Skip all pictures, then print the remaining material exactly.

# [PROVIDED MATERIAL]
--- begin ---
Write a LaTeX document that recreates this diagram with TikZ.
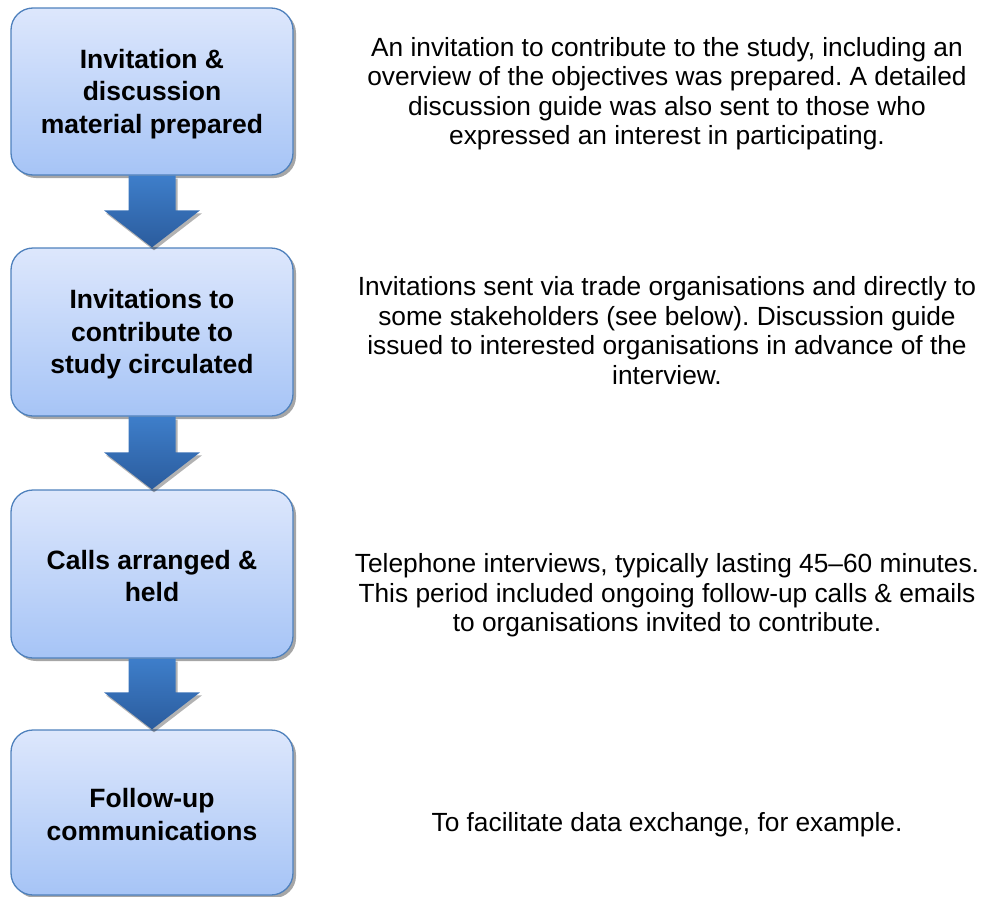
\documentclass[tikz,border=0pt]{standalone}
\usepackage{fontspec}
\setmainfont{Liberation Sans}
\usetikzlibrary{calc,shadows}
\frenchspacing
\definecolor{boxtop}{RGB}{221,231,252}
\definecolor{boxbot}{RGB}{166,196,246}
\definecolor{boxedge}{RGB}{79,129,189}
\definecolor{arrtop}{RGB}{62,126,202}
\definecolor{arrbot}{RGB}{43,92,157}
\tikzset{
  stepbox/.style={draw=boxedge, line width=1.3pt, rounded corners=22pt,
    top color=boxtop, bottom color=boxbot, minimum width=282pt, inner sep=0pt,
    drop shadow={shadow xshift=3pt, shadow yshift=-3pt, fill=black, opacity=0.35}},
  boxtext/.style={inner sep=0pt, align=center, font=\fontsize{26.5}{32.5}\selectfont\bfseries},
  desc/.style={anchor=north, inner sep=0pt, align=center, font=\fontsize{26.3}{29.5}\selectfont},
  blockarrow/.style={top color=arrtop, bottom color=arrbot,
    preaction={fill=black, opacity=0.3, transform canvas={xshift=2pt, yshift=-3pt}}},
}
\newcommand{\stepArrow}[2]{%
  \shade[blockarrow] ($(#1.south)+(-23.5,0)$) -- ($(#1.south)+(23.5,0)$)
    -- ($(#2.north)+(23.5,-37)$) -- ($(#2.north)+(48,-37)$) -- (#2.north)
    -- ($(#2.north)+(-48,-37)$) -- ($(#2.north)+(-23.5,-37)$) -- cycle;}
\begin{document}
\begin{tikzpicture}[x=1pt,y=-1pt]
\useasboundingbox (0,0) rectangle (983,897);
% boxes
\node[stepbox, minimum height=167pt] (b1) at (152,91.5) {};
\node[stepbox, minimum height=168pt] (b2) at (152,332) {};
\node[stepbox, minimum height=168pt] (b3) at (152,574) {};
\node[stepbox, minimum height=165pt] (b4) at (152,812.5) {};
\node[boxtext] (l1) at ($(b1.center)+(0,2.5)$) {Invitation \&\\discussion\\material prepared};
\node[boxtext] (l2) at ($(b2.center)+(0,2.5)$) {Invitations to\\contribute to\\study circulated};
\node[boxtext] (l3) at ($(b3.center)+(0,2)$) {Calls arranged \&\\held};
\node[boxtext] (l4) at ($(b4.center)+(0,2)$) {Follow-up\\communications};
% arrows
\stepArrow{b1}{b2}
\stepArrow{b2}{b3}
\stepArrow{b3}{b4}
% descriptions
\node[desc] (t1) at (667,37) {An invitation to contribute to the study, including an\\overview of the objectives was prepared. A detailed\\discussion guide was also sent to those who\\expressed an interest in participating.};
\node[desc] (t2) at (667,276.5) {Invitations sent via trade organisations and directly to\\some stakeholders (see below). Discussion guide\\issued to interested organisations in advance of the\\interview.};
\node[desc] (t3) at (667,553.5) {Telephone interviews, typically lasting 45–60 minutes.\\This period included ongoing follow-up calls \& emails\\to organisations invited to contribute.};
\node[desc] (t4) at (667,812) {To facilitate data exchange, for example.};
\end{tikzpicture}
\end{document}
--- end ---
# [OUTPUT BELOW]
Write a LaTeX document that recreates this diagram with TikZ.
\documentclass[tikz,border=0pt]{standalone}
\usepackage{fontspec}
\setmainfont{Liberation Sans}
\usetikzlibrary{calc,shadows}
\frenchspacing
\definecolor{boxtop}{RGB}{221,231,252}
\definecolor{boxbot}{RGB}{166,196,246}
\definecolor{boxedge}{RGB}{79,129,189}
\definecolor{arrtop}{RGB}{62,126,202}
\definecolor{arrbot}{RGB}{43,92,157}
\tikzset{
  stepbox/.style={draw=boxedge, line width=1.3pt, rounded corners=22pt,
    top color=boxtop, bottom color=boxbot, minimum width=282pt, inner sep=0pt,
    drop shadow={shadow xshift=3pt, shadow yshift=-3pt, fill=black, opacity=0.35}},
  boxtext/.style={inner sep=0pt, align=center, font=\fontsize{26.5}{32.5}\selectfont\bfseries},
  desc/.style={anchor=north, inner sep=0pt, align=center, font=\fontsize{26.3}{29.5}\selectfont},
  blockarrow/.style={top color=arrtop, bottom color=arrbot,
    preaction={fill=black, opacity=0.3, transform canvas={xshift=2pt, yshift=-3pt}}},
}
\newcommand{\stepArrow}[2]{%
  \shade[blockarrow] ($(#1.south)+(-23.5,0)$) -- ($(#1.south)+(23.5,0)$)
    -- ($(#2.north)+(23.5,-37)$) -- ($(#2.north)+(48,-37)$) -- (#2.north)
    -- ($(#2.north)+(-48,-37)$) -- ($(#2.north)+(-23.5,-37)$) -- cycle;}
\begin{document}
\begin{tikzpicture}[x=1pt,y=-1pt]
\useasboundingbox (0,0) rectangle (983,897);
% boxes
\node[stepbox, minimum height=167pt] (b1) at (152,91.5) {};
\node[stepbox, minimum height=168pt] (b2) at (152,332) {};
\node[stepbox, minimum height=168pt] (b3) at (152,574) {};
\node[stepbox, minimum height=165pt] (b4) at (152,812.5) {};
\node[boxtext] (l1) at ($(b1.center)+(0,2.5)$) {Invitation \&\\discussion\\material prepared};
\node[boxtext] (l2) at ($(b2.center)+(0,2.5)$) {Invitations to\\contribute to\\study circulated};
\node[boxtext] (l3) at ($(b3.center)+(0,2)$) {Calls arranged \&\\held};
\node[boxtext] (l4) at ($(b4.center)+(0,2)$) {Follow-up\\communications};
% arrows
\stepArrow{b1}{b2}
\stepArrow{b2}{b3}
\stepArrow{b3}{b4}
% descriptions
\node[desc] (t1) at (667,37) {An invitation to contribute to the study, including an\\overview of the objectives was prepared. A detailed\\discussion guide was also sent to those who\\expressed an interest in participating.};
\node[desc] (t2) at (667,276.5) {Invitations sent via trade organisations and directly to\\some stakeholders (see below). Discussion guide\\issued to interested organisations in advance of the\\interview.};
\node[desc] (t3) at (667,553.5) {Telephone interviews, typically lasting 45–60 minutes.\\This period included ongoing follow-up calls \& emails\\to organisations invited to contribute.};
\node[desc] (t4) at (667,812) {To facilitate data exchange, for example.};
\end{tikzpicture}
\end{document}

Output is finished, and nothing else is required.